On the seventh day, God rested.
But after seven days of over 100-degree weather in July, there’s little reprieve in sight for Albuquerque.
Monday afternoon, the temperature reached 104 degrees at the airport. Todd Shoemake, a meteorologist at the Albuquerque office of the National Weather Service, said the city has seen far more 100-degree days than usual — and it doesn’t look like the heat will be letting up anytime soon, with little chance for a July monsoon.
“(It) doesn’t look like the monsoon will make an appearance in the month,” Shoemake said, although he said some light showers could potentially bring a cooling effect.
Shoemake said that typically, Albuquerque will see between two and three 100-degree-plus days in a year. He said the temperature could reach 105 degrees Tuesday, triggering Albuquerque’s — and likely Roswell’s — first extreme heat warnings for the year. A few degrees of relief are expected for the weekend, as the temperature melts down under 100.
It’s not just thermometers that are skyrocketing.
Last week, PNM came close to hitting an all-time load peak — and company spokesman Ray Sandoval said projections indicate that Monday’s peak hours, between 4 and 8 p.m., might be a record-breaking day for energy consumption. The last record was set last summer, when usage peaked at 2,071 megawatts on July 19. On July 11, energy usage unofficially came in just under at 2,038 MW.
So far, the utility hasn’t experienced grid overload due to the heat, Sandoval said, although there’s still a typical number of outages throughout the state due to other causes. At 4:35 p.m. Monday, there were eight ongoing outages affecting 26 customers throughout the state.
Last year, there were concerns that the state could experience rolling blackouts as the utility grappled with the loss of two major energy sources — the San Juan Generating Station and some of the power that PNM receives from Palo Verde Nuclear Generating Station in Arizona. The San Juan plant shut down in September last year, and one of the state’s leases with the nuclear generating station expired in January 2023. The utility company is now still working to fully replace the 497 MW of capacity from San Juan, and 104 MW from Palo Verde.
The utility hasn’t had to resort to rolling blackouts this summer yet, Sandoval said. And the utility has only had to take advantage of the less-extreme “demand response” measure — where customers have voluntarily given PNM permission to adjust their AC for short periods to lessen grid stress — once this summer. That was last Tuesday, when temperatures reached a high of 101 degrees between 4 and 6 p.m.
There are a couple of reasons the grid has been able to weather the weather, Sandoval said. One is that California — the “800-pound gorilla in the room” — which is typically a major competitor for electrons, has recently seen slightly cooler temperatures, leaving more energy to go around for New Mexico and other Western states.
Another is that the Pacific Northwest has seen an influx of snow and rainfall this year, creating an abundance of hydropower.

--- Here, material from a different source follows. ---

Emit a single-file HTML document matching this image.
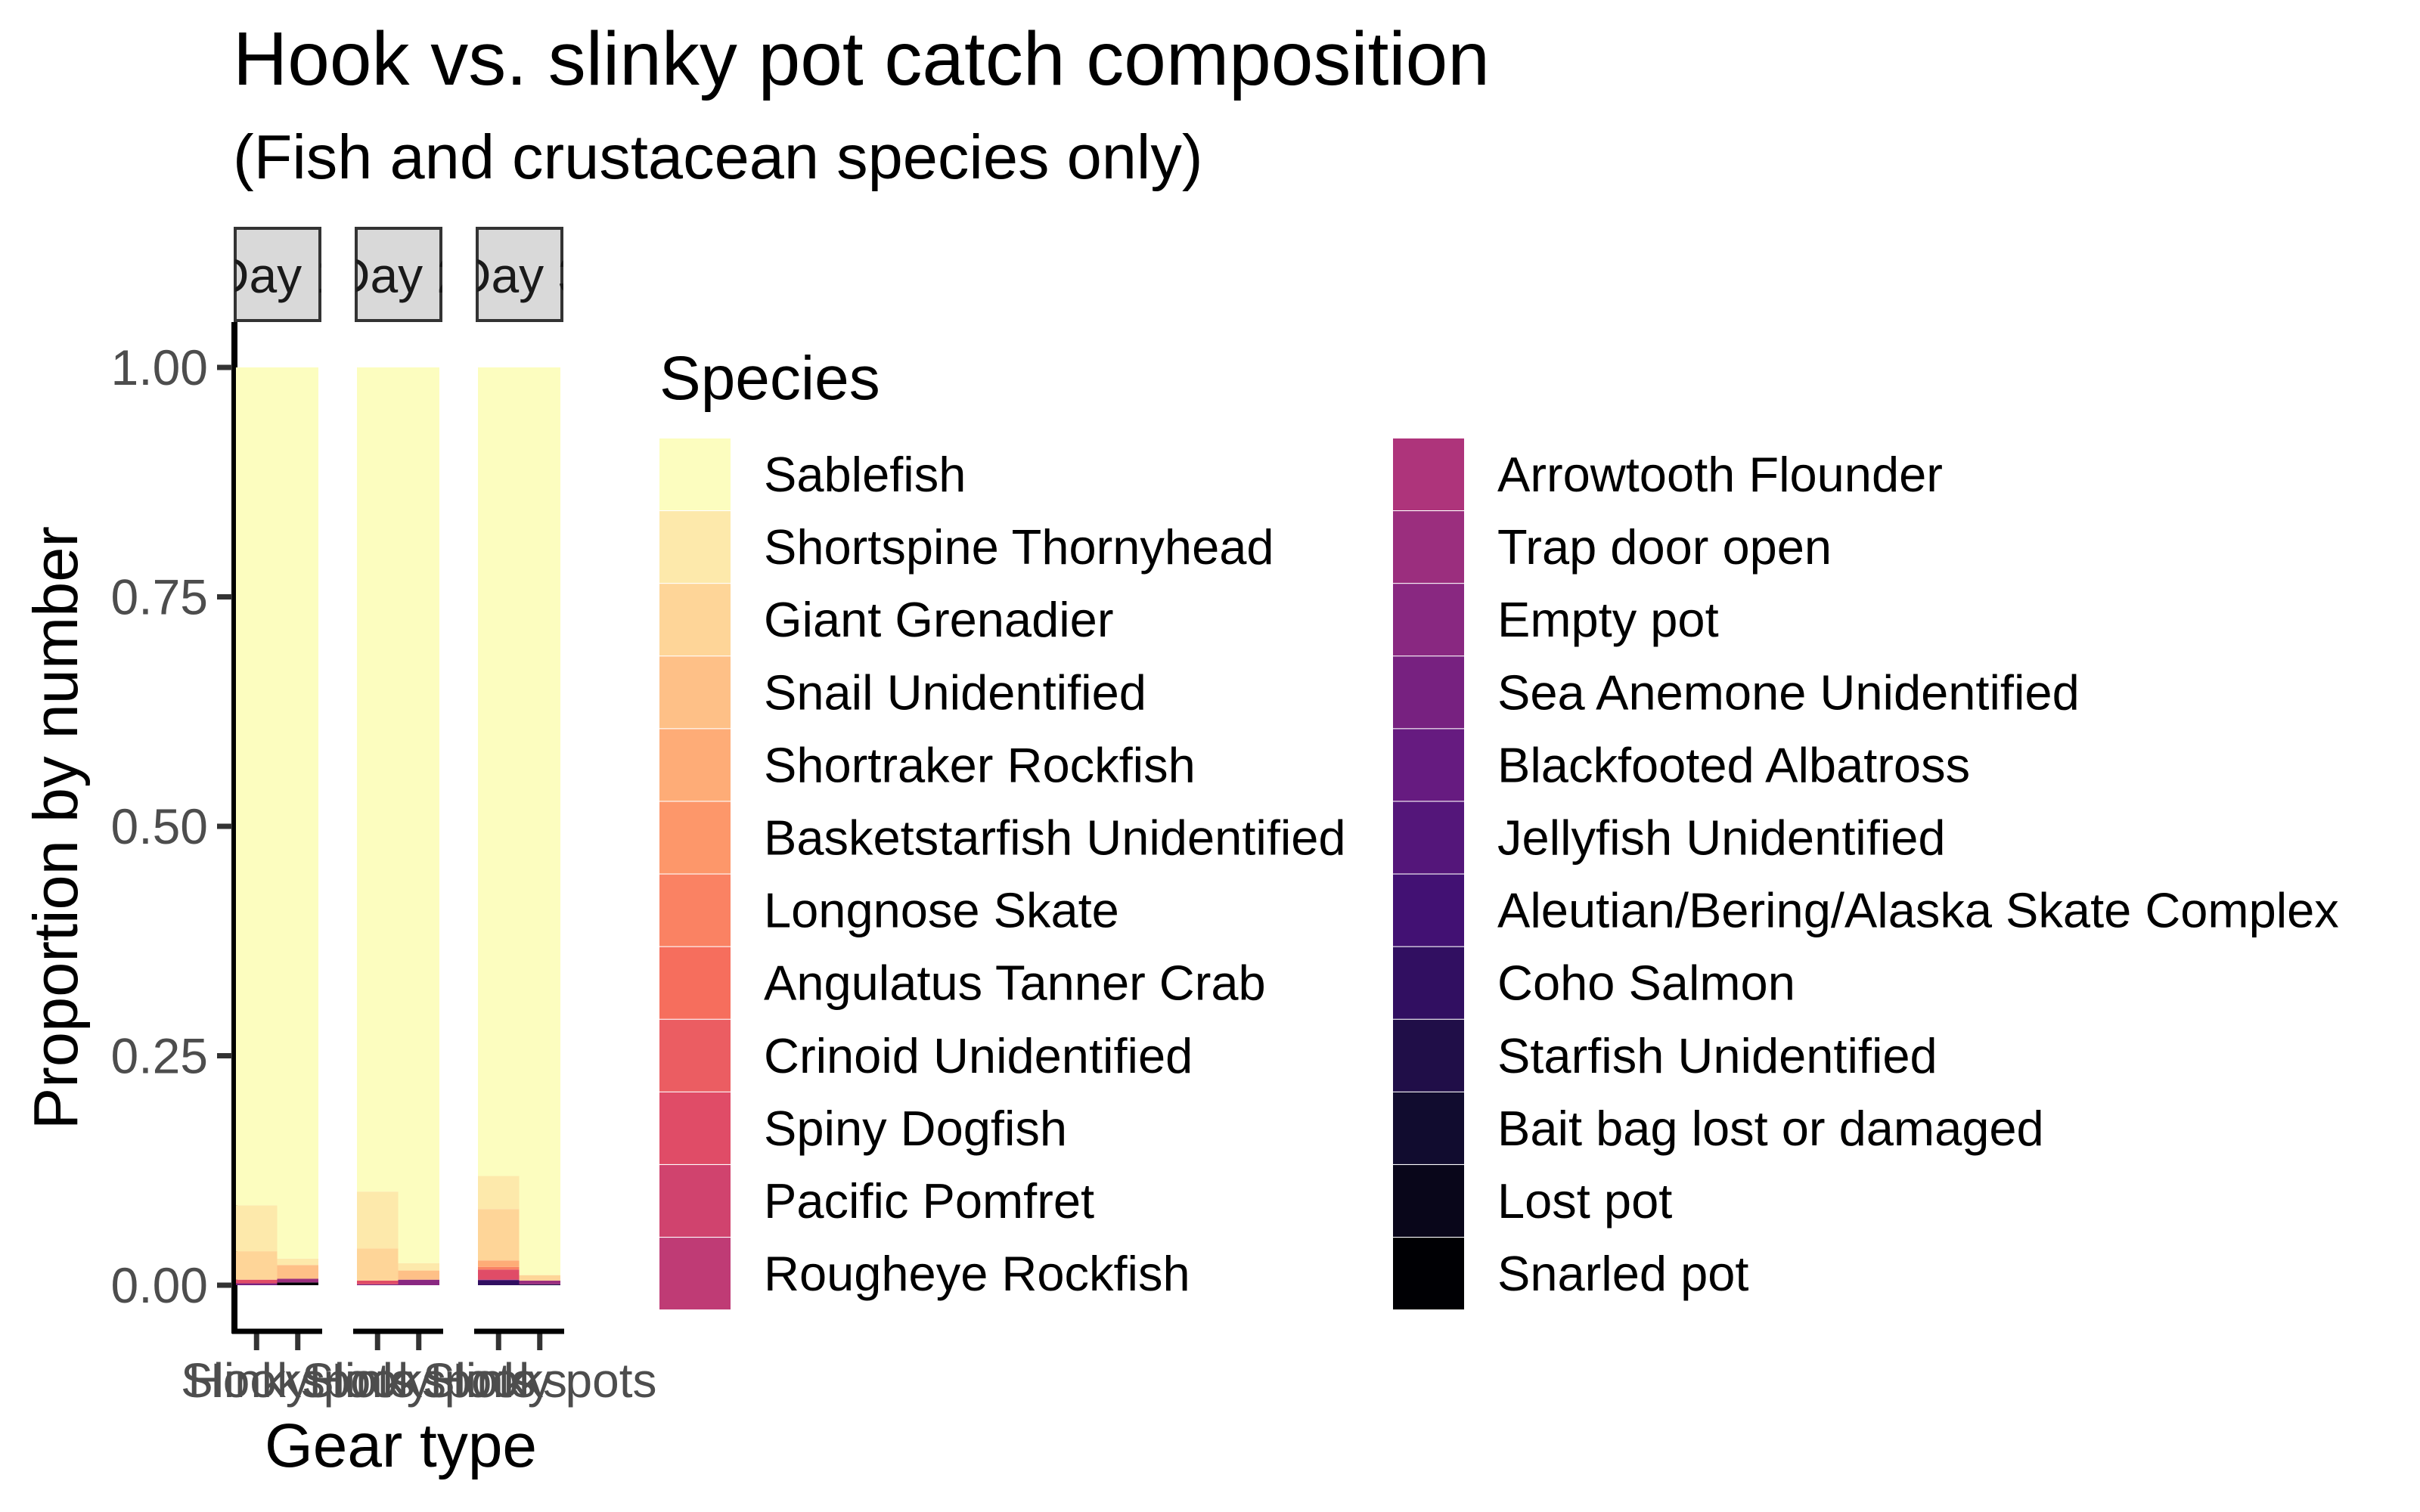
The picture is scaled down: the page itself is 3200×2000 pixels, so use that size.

In April 2021, PNM joined the Western Energy Imbalance Market, which allows the utility to buy surplus energy from other western states in lean times, and sell extra energy when there’s a surplus. Buying energy can at times be more cost-effective than using PNM’s own resources, Sandoval said.
David Morris, a spokesperson for the Albuquerque Bernalillo County Water Utility Authority, said water use has actually been down a minimal amount — about 2% — since the beginning of the year when compared to the same time last year.
But water usage spiked this month due to heat and a lack of precipitation. Water usage increased 22% when compared with last July for a total of 127 million gallons per day. Morris said the water authority is still on track to meet its goal of 136 gallons per capita per day. July is typically the top month for water usage.
Earlier this month, the water authority started an advertising campaign to raise awareness about the Water Waste Ordinance, which prohibits overspray or overflow of water onto neighboring properties, sidewalks and public rights of way, and bans sprinkler use between 11 a.m. and 7 p.m. during watering season. Last watering season, the authority issued 1,300 water waste notices and 75 fines.
What’s next for weather
Shoemake said there’s currently a high pressure system sitting right on top of the state, bringing dry air and a lot of heat — the worst place for a pressure system. If the pressure system moves east toward Texas, the air, which tends to circulate clockwise around the system, should kick up some moisture from the South, creating the best monsoon conditions for the state. Moving west should also turn down the heat, Shoemake said.
The meteorologist stressed it’s important to take the heat seriously, wear light clothing, and check up on neighbors, especially young children and the elderly.
“There’s a tendency in the Southwest to say, ‘It’s a dry heat’ and ‘It’s not that bad,’” Shoemake said. “But it still can be deadly.”